Thanks mate it didn't come out to bad I did get scared at some points 😂but got through it and even saved some oem v6 lower grills in the process that may be some use to others


----------



## StuartDB

Eeekkk are you at 5 or 6 hundred bhp?

Should have fitted a 2.5 inch toyo sports intercooler. Or one of those Tuffty @ ASN design AH Fabrications FMIC?

The passenger side is always more interfering.


----------



## chrisj82

StuartDB said:


> Eeekkk are you at 5 or 6 hundred bhp?
> 
> Should have fitted a 2.5 inch toyo sports intercooler. Or one of those Tuffty @ ASN design AH Fabrications FMIC?
> 
> The passenger side is always more interfering.

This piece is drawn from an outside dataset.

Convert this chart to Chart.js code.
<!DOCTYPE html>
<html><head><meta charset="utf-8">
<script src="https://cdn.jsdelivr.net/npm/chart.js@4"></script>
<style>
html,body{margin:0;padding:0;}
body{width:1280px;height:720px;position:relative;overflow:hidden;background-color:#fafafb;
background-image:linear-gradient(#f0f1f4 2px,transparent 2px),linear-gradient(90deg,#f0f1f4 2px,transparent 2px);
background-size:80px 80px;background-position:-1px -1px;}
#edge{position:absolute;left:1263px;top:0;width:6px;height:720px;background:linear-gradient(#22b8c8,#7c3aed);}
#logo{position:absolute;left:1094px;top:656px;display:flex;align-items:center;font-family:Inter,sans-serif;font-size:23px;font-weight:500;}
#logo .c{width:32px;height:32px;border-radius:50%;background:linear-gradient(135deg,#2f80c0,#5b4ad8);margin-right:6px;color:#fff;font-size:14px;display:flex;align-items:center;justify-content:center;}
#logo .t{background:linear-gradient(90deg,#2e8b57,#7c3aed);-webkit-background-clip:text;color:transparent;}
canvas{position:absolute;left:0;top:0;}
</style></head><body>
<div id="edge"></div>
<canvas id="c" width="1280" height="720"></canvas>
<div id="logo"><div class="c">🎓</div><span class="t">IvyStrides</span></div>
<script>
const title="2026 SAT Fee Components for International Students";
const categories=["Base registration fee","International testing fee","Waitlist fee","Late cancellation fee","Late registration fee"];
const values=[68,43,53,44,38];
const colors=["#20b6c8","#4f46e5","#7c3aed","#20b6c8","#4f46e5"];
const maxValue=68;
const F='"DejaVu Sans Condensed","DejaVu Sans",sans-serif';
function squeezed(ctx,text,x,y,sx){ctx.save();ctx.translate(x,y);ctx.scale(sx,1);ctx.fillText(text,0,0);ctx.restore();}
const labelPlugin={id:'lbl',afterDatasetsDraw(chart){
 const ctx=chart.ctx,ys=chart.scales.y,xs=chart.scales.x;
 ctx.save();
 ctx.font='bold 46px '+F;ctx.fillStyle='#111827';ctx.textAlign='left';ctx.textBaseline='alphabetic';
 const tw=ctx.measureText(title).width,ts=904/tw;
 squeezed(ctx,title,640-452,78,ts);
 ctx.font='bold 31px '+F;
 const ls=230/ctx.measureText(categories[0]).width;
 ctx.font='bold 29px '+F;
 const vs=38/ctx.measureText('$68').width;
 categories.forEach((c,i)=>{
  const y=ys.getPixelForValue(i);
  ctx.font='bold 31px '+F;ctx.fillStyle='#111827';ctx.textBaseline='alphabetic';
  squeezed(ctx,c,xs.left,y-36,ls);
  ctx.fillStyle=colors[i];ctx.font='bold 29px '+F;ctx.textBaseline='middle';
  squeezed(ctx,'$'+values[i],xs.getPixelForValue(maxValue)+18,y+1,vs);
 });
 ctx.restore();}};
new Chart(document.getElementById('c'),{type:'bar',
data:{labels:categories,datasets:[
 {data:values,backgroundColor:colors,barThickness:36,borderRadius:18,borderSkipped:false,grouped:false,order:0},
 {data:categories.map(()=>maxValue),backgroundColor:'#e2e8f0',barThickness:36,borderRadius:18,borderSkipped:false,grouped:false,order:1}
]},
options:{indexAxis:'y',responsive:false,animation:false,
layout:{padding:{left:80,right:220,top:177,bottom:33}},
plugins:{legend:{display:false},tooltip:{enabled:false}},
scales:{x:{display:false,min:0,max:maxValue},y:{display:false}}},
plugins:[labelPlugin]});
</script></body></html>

😂🤣😂I didn't know I was going to be fitting a V6 bumper when I did the intercooler but I know it will be good enough for what ever direction the car takes in the future 👍


----------



## StuartDB

How did you fit the old bumper on? 

Some people remove air con or replace oil cooler.


----------



## chrisj82

StuartDB said:


> How did you fit the old bumper on?
> 
> Some people remove air con or replace oil cooler.


I trimmed the back of it and the grills and I still got aircon and not replaced the oil cooler


----------



## StuartDB

Yeah, i was talking about to avoid trimming the bumper or crash bar.. I don't think i needed to trim the bumper at all for the 2.5 inch on the TT, but I didn't have the side panels for the undertray, so could sweep it round to avoid the aliens junction.


----------



## chrisj82

StuartDB said:


> Yeah, i was talking about to avoid trimming the bumper or crash bar.. I don't think i needed to trim the bumper at all for the 2.5 inch on the TT, but I didn't have the side panels for the undertray, so could sweep it round to avoid the aliens junction.

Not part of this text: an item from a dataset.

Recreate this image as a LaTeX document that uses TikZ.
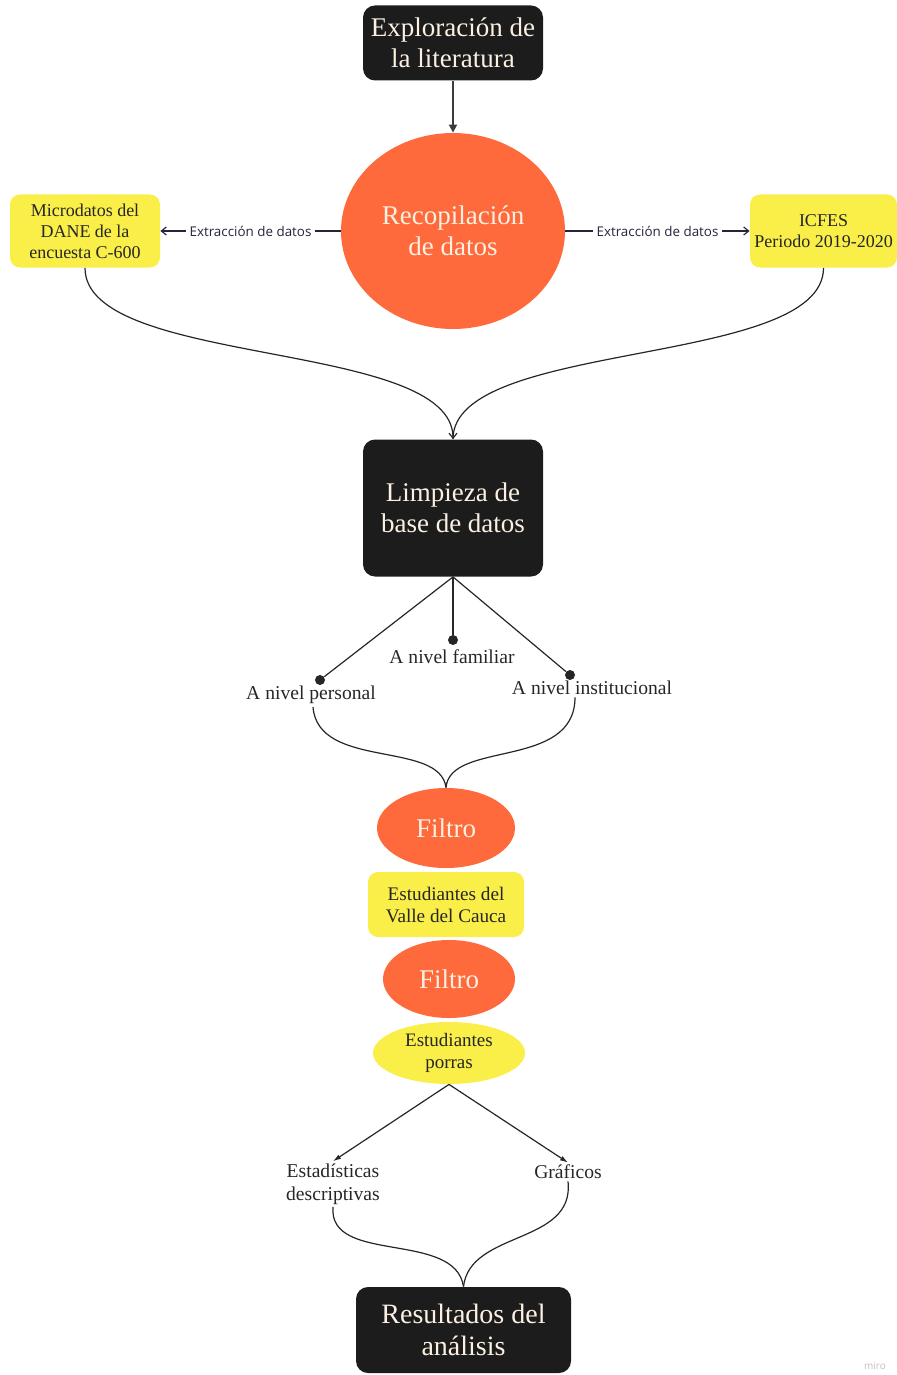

do you have a v6 bumper or standard?


----------



## rlszer

chrisj82 said:


> in this episode we will be continuing and finishing the v6 front bumper modifications for it to fit around the 76mm wellycooler and pipe work and make some grills up and add a few other bits to finish off the front


Looks okay.
Could you not have heated the honeycomb in the oven, then, overlay it, forming the shape - it's what I'd have tried Chris?
If you really want to get into it, a Infrared lamp aimed directly; weighted or clamped, would get you the exact shape, quickly.


----------



## StuartDB

chrisj82 said:


> do you have a v6 bumper or standard?


 Ohh are they different apart from the edges?


----------



## chrisj82

StuartDB said:


> Ohh are they different apart from the edges?

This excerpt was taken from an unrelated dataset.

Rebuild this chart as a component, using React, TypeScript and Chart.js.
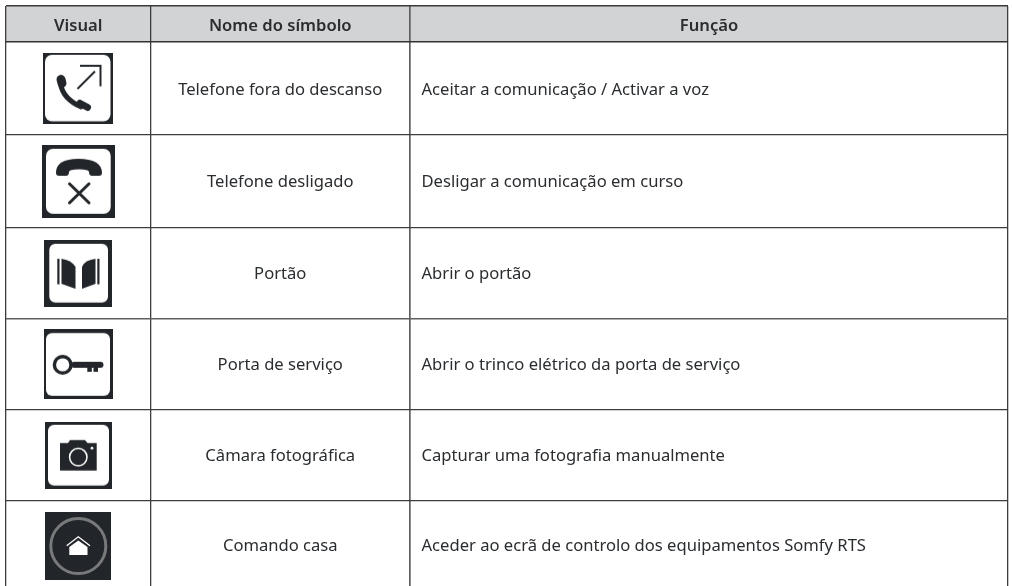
import React, { useEffect, useRef } from "react";
import { Chart, registerables } from "chart.js";

Chart.register(...registerables);

const headers = ["Visual", "Nome do símbolo", "Função"];
const symbolNames = [
  "Telefone fora do descanso",
  "Telefone desligado",
  "Portão",
  "Porta de serviço",
  "Câmara fotográfica",
  "Comando casa",
];
const functions = [
  "Aceitar a comunicação / Activar a voz",
  "Desligar a comunicação em curso",
  "Abrir o portão",
  "Abrir o trinco elétrico da porta de serviço",
  "Capturar uma fotografia manualmente",
  "Aceder ao ecrã de controlo dos equipamentos Somfy RTS",
];
const columnEdges = [6, 150.5, 410, 1008];
const rowEdges = [6, 42, 134.5, 228, 318.7, 409.7, 500.7];
const iconRowCentres = [88.3, 181.3, 273.3, 363.8, 455.3, 546];
const textRowCentres = [90.3, 182, 274.3, 365.3, 456.3, 546.5];
const iconColumnCentres = [78, 78.5, 78, 78.5, 78.5, 78];
const columnLineColors = ["#3d3d3d", "#3d3d3d", "#5f5f5f", "#3d3d3d"];
const columnLineWidths = [1.3, 1.3, 1.7, 1.3];
const rowLineColors = ["#3a3a3a", "#333333", "#3d3d3d", "#3d3d3d", "#5f5f5f", "#3d3d3d", "#3d3d3d"];
const rowLineWidths = [1.4, 1.6, 1.2, 1.2, 1.6, 1.2, 1.2];

const DARK = "#22262a";
const TEXT = "#2a2d30";
const HEADER_BG = "#d1d3d4";
const FONT = "'Noto Sans', sans-serif";

function makeIcon(w: number, h: number, inner: [number, number, number, number], r: number, draw: (c: CanvasRenderingContext2D) => void) {
  const cv = document.createElement("canvas");
  cv.width = w;
  cv.height = h;
  const c = cv.getContext("2d")!;
  c.fillStyle = DARK;
  c.fillRect(0, 0, w, h);
  c.fillStyle = "#fff";
  c.beginPath();
  c.roundRect(inner[0], inner[1], inner[2], inner[3], r);
  c.fill();
  c.fillStyle = DARK;
  c.strokeStyle = DARK;
  c.lineCap = "butt";
  draw(c);
  return cv;
}

function iconPhoneUp() {
  return makeIcon(70, 71, [2, 2, 65.5, 66.5], 7, (c) => {
    c.lineWidth = 5;
    c.lineCap = "round";
    c.beginPath();
    c.moveTo(17.5, 31);
    c.quadraticCurveTo(20, 46, 38, 54);
    c.stroke();
    c.lineWidth = 9;
    c.beginPath();
    c.moveTo(18, 26.5);
    c.lineTo(19, 30.5);
    c.stroke();
    c.lineWidth = 7;
    c.beginPath();
    c.moveTo(37, 50.5);
    c.lineTo(44.5, 54.5);
    c.stroke();
    c.lineCap = "butt";
    c.lineWidth = 2;
    c.beginPath();
    c.moveTo(34.5, 36);
    c.lineTo(52, 18.5);
    c.stroke();
    c.beginPath();
    c.moveTo(37, 13);
    c.lineTo(57.5, 13);
    c.lineTo(57.5, 33.5);
    c.stroke();
  });
}

function iconPhoneDown() {
  return makeIcon(73, 73, [4, 4, 64.7, 65], 7, (c) => {
    c.beginPath();
    c.moveTo(14, 28);
    c.quadraticCurveTo(14, 14, 36.5, 14);
    c.quadraticCurveTo(59.5, 14, 60, 28);
    c.quadraticCurveTo(60, 31, 57, 31);
    c.lineTo(50, 31);
    c.quadraticCurveTo(47, 31, 47, 27);
    c.quadraticCurveTo(47, 24.5, 37, 24.5);
    c.quadraticCurveTo(27, 24.5, 27, 27);
    c.quadraticCurveTo(27, 31, 24, 31);
    c.lineTo(17, 31);
    c.quadraticCurveTo(14, 31, 14, 28);
    c.fill();
    c.lineWidth = 3;
    c.lineCap = "round";
    c.beginPath();
    c.moveTo(27.5, 39);
    c.lineTo(47, 58);
    c.moveTo(47, 39);
    c.lineTo(27.5, 58);
    c.stroke();
  });
}

function iconGate() {
  return makeIcon(68, 67, [5.3, 4, 58.7, 58.7], 6, (c) => {
    c.fillRect(13.3, 19, 2.2, 25.5);
    c.fillRect(53.3, 19, 2.2, 25.5);
    c.beginPath();
    c.moveTo(17.5, 19);
    c.quadraticCurveTo(27, 20, 31.5, 27);
    c.lineTo(31.5, 49);
    c.lineTo(17.5, 44);
    c.closePath();
    c.fill();
    c.beginPath();
    c.moveTo(51.5, 19);
    c.quadraticCurveTo(41, 20, 38, 27);
    c.lineTo(38, 49);
    c.lineTo(51.5, 44);
    c.closePath();
    c.fill();
  });
}

function iconKey() {
  return makeIcon(69, 70, [2, 4.3, 64, 62.7], 6, (c) => {
    c.lineWidth = 3.4;
    c.beginPath();
    c.arc(18.7, 36, 8.3, 0, Math.PI * 2);
    c.stroke();
    c.beginPath();
    c.roundRect(27, 33, 32.5, 6, 3);
    c.fill();
    c.fillRect(43.3, 38, 4.5, 5);
    c.fillRect(49.5, 38, 4.5, 5);
  });
}

function iconCamera() {
  return makeIcon(67, 67, [3, 3, 61, 60.7], 6, (c) => {
    c.beginPath();
    c.moveTo(15, 21.3);
    c.lineTo(23, 21.3);
    c.lineTo(25, 18.3);
    c.lineTo(40, 18.3);
    c.lineTo(42.5, 21.3);
    c.lineTo(51.7, 21.3);
    c.lineTo(51.7, 48.7);
    c.lineTo(15, 48.7);
    c.closePath();
    c.fill();
    c.strokeStyle = "#fff";
    c.lineWidth = 1.5;
    c.beginPath();
    c.arc(33.3, 35.3, 8.7, 0, Math.PI * 2);
    c.stroke();
    c.fillStyle = "#fff";
    c.beginPath();
    c.arc(47, 26.3, 1.4, 0, Math.PI * 2);
    c.fill();
  });
}

function iconHome() {
  const cv = document.createElement("canvas");
  cv.width = 66;
  cv.height = 68;
  const c = cv.getContext("2d")!;
  c.fillStyle = DARK;
  c.fillRect(0, 0, 66, 68);
  c.strokeStyle = "#77797b";
  c.lineWidth = 3;
  c.beginPath();
  c.arc(33.3, 34, 27.5, 0, Math.PI * 2);
  c.stroke();
  c.fillStyle = "#fff";
  c.beginPath();
  c.moveTo(33.3, 28.5);
  c.lineTo(42.5, 35);
  c.lineTo(42.5, 43);
  c.lineTo(24.3, 43);
  c.lineTo(24.3, 35);
  c.closePath();
  c.fill();
  c.strokeStyle = "#fff";
  c.lineWidth = 1.3;
  c.beginPath();
  c.moveTo(21.7, 33.8);
  c.lineTo(33.3, 24.8);
  c.lineTo(45, 33.8);
  c.stroke();
  return cv;
}

export default function App() {
  const ref = useRef<HTMLCanvasElement | null>(null);

  useEffect(() => {
    document.body.style.margin = "0";
    const icons = [iconPhoneUp(), iconPhoneDown(), iconGate(), iconKey(), iconCamera(), iconHome()];
    const tablePlugin = {
      id: "tableCells",
      beforeDatasetsDraw(chart: any) {
        const { ctx, scales } = chart;
        const x = scales.x;
        const y = scales.y;
        ctx.save();
        ctx.globalCompositeOperation = "destination-over";
        ctx.fillStyle = HEADER_BG;
        ctx.fillRect(
          x.getPixelForValue(columnEdges[0]),
          y.getPixelForValue(rowEdges[0]),
          x.getPixelForValue(columnEdges[3]) - x.getPixelForValue(columnEdges[0]),
          y.getPixelForValue(rowEdges[1]) - y.getPixelForValue(rowEdges[0])
        );
        ctx.restore();
      },
      afterDatasetsDraw(chart: any) {
        const { ctx, scales } = chart;
        const x = scales.x;
        const y = scales.y;
        ctx.save();
        ctx.fillStyle = TEXT;
        ctx.textBaseline = "middle";
        ctx.textAlign = "center";
        ctx.font = `600 16.6px ${FONT}`;
        headers.forEach((h, i) => {
          const cx = (columnEdges[i] + columnEdges[i + 1]) / 2;
          ctx.fillText(h, x.getPixelForValue(cx), y.getPixelForValue(26));
        });
        ctx.font = `16.6px ${FONT}`;
        symbolNames.forEach((s, i) => {
          ctx.textAlign = "center";
          ctx.fillText(s, x.getPixelForValue((columnEdges[1] + columnEdges[2]) / 2), y.getPixelForValue(textRowCentres[i]));
        });
        functions.forEach((s, i) => {
          ctx.textAlign = "left";
          ctx.fillText(s, x.getPixelForValue(columnEdges[2] + 11.5), y.getPixelForValue(textRowCentres[i]));
        });
        ctx.restore();
      },
    };

    const chart = new Chart(ref.current!, {
      type: "scatter",
      data: {
        datasets: [
          {
            label: "Visual",
            data: iconRowCentres.map((v, i) => ({ x: iconColumnCentres[i], y: v })),
            pointStyle: icons as any,
            pointRadius: 10,
            showLine: false,
          },
        ],
      },
      options: {
        animation: false,
        responsive: false,
        layout: { padding: { left: 6, top: 6, right: 4, bottom: 0 }, autoPadding: false },
        plugins: { legend: { display: false }, tooltip: { enabled: false }, title: { display: false } },
        scales: {
          x: {
            type: "linear",
            min: 6,
            max: 1008,
            border: { display: false },
            ticks: { display: false },
            grid: { color: columnLineColors, lineWidth: columnLineWidths, drawTicks: false },
            afterBuildTicks: (s: any) => {
              s.ticks = columnEdges.map((value) => ({ value }));
            },
          },
          y: {
            type: "linear",
            min: 6,
            max: 586,
            reverse: true,
            border: { display: false },
            ticks: { display: false },
            grid: { color: rowLineColors, lineWidth: rowLineWidths, drawTicks: false },
            afterBuildTicks: (s: any) => {
              s.ticks = rowEdges.map((value) => ({ value }));
            },
          },
        },
      },
      plugins: [tablePlugin],
    } as any);
    return () => chart.destroy();
  }, []);

  return (
    <div style={{ position: "absolute", left: 0, top: 0, width: 1012, height: 586, background: "#fff" }}>
      <canvas ref={ref} width={1012} height={586} style={{ display: "block" }} />
    </div>
  );
}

the whole bumper is totally different mate front and sides


----------



## chrisj82

rlszer said:


> Looks okay.
> Could you not have heated the honeycomb in the oven, then, overlay it, forming the shape - it's what I'd have tried Chris?
> If you really want to get into it, a Infrared lamp aimed directly; weighted or clamped, would get you the exact shape, quickly.


not a bad shout mate 👍


----------